Artistically, I had a good, solid year. It was my Jupiter Return in the 5th House, the house of creativity. Of course, Saturn has been hanging with Jupiter, the constrictive-expansive odd couple smiling down on me from Capricorn as I made a lot of work, staying on the same train tracks I have been for years: my tarot deck, the Penumbra Tarot. This journey, however, is finally coming to a close. I am now on the home stretch of the court cards and looking forward to working on something completely different in 2021, and of course, finally releasing my deck into the world.

2020 has had some sad moments on a personal level. I lost a couple of family members who, while they weren’t very close, they had a tragic effect that has impact those closest to me. Also, I’ve had enough of funerals. Death has been a spectre hanging over both sides of my family for some time. I’ve also been estranged from my sister and my nieces, as they live on the other side of the country. I’m looking forward to celebrating more positive moments and to reach out more to the ones who are important to me. You never know when a moment may be your last with that person. I’m normally quite independent and isolated from my family, but it doesn’t always have to be that way. I’ve been examining my relationships at every level and wondering what my legacy is going to be.

Speaking of legacy, I originally chose ‘Queen’ as my word of the year. In that moment I didn’t fully conceptualise why I had chosen this word or what it meant. But the result of it has been a prevalent theme of claiming my power and owning my domain as a ruler of my own destiny. I made some important decisions regarding my career life and also had some realisations around responsibility and influence. Sometimes you just need to be that element of stability and guidance in someone else’s life. Family, career, and home were really highlighted, but I knew this was a time to work on the soil that my roots were in so I could branch out more in the future. I felt Hekate, my matron goddess, grasp my wrists and shove my hand that was wielding a flame higher up into the air, several times. She has forced me to step up and to self-initiate in a metaphorical sense, and to lead the way in ways I did not expect, that are still unfolding. It’s been a slow, tentative few steps into what I feel will become a determined striking out in 2021. I haven’t chosen my word of the year for 2021 yet, but I think it will be something to do with this theme.

My card of the year was ‘Justice’ in tarot. Over the year I have come to evolve what my understanding of Justice means and how I relate to it. Working on being more anti-racist and incorporate social justice in both my spiritual life and everywhere else has been a journey I’m really grateful to be on, and I’m learning to shelve my scruples of “not wanting to do it wrong” as an excuse to do almost nothing at all.

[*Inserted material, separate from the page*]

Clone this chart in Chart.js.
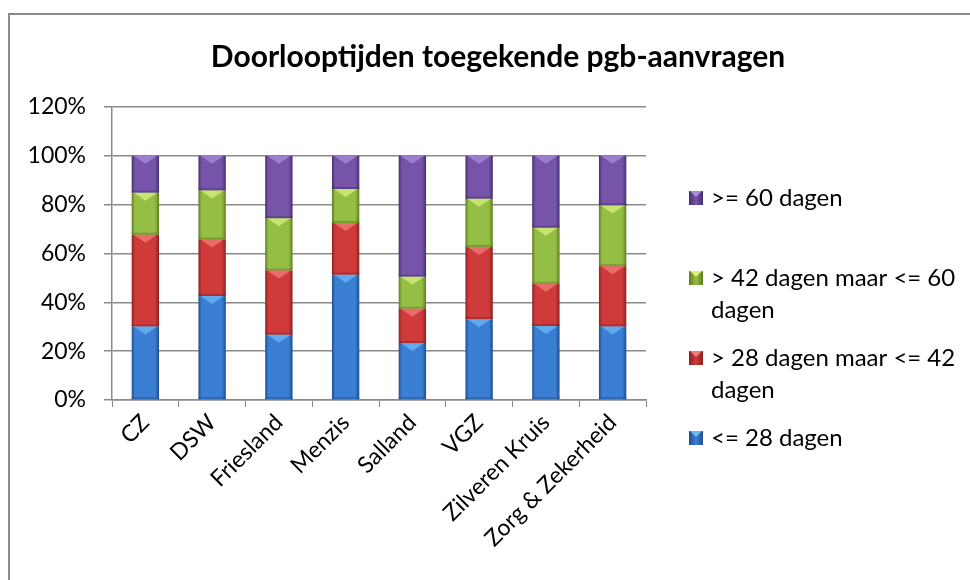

This is work that will continue into the next year and is something to unpack over a lifetime. We’ve all grown up in this societal soup, and it’s impossible to change the recipe but we can change how we deal with it.

I was originally going to talk about more mundane topics in a sort of year-in-review fashion, like my favourite books, tv shows and music. How I spent a good chunk of the year on Animal Crossing living my best life creating a cottagecore fantasy. How my aging millenial ass tried and continue to fail at figuring out Tik Tok. How I put on many kilos like we all did in what I affectionately like to think of as ‘padding for the apocalypse’. But I guess the light and the funny will wait for a future post in what I hope will be a regular schedule.

Gotta shine that flame, after all. It’s been real, and I’ll see you again very soon. I promise.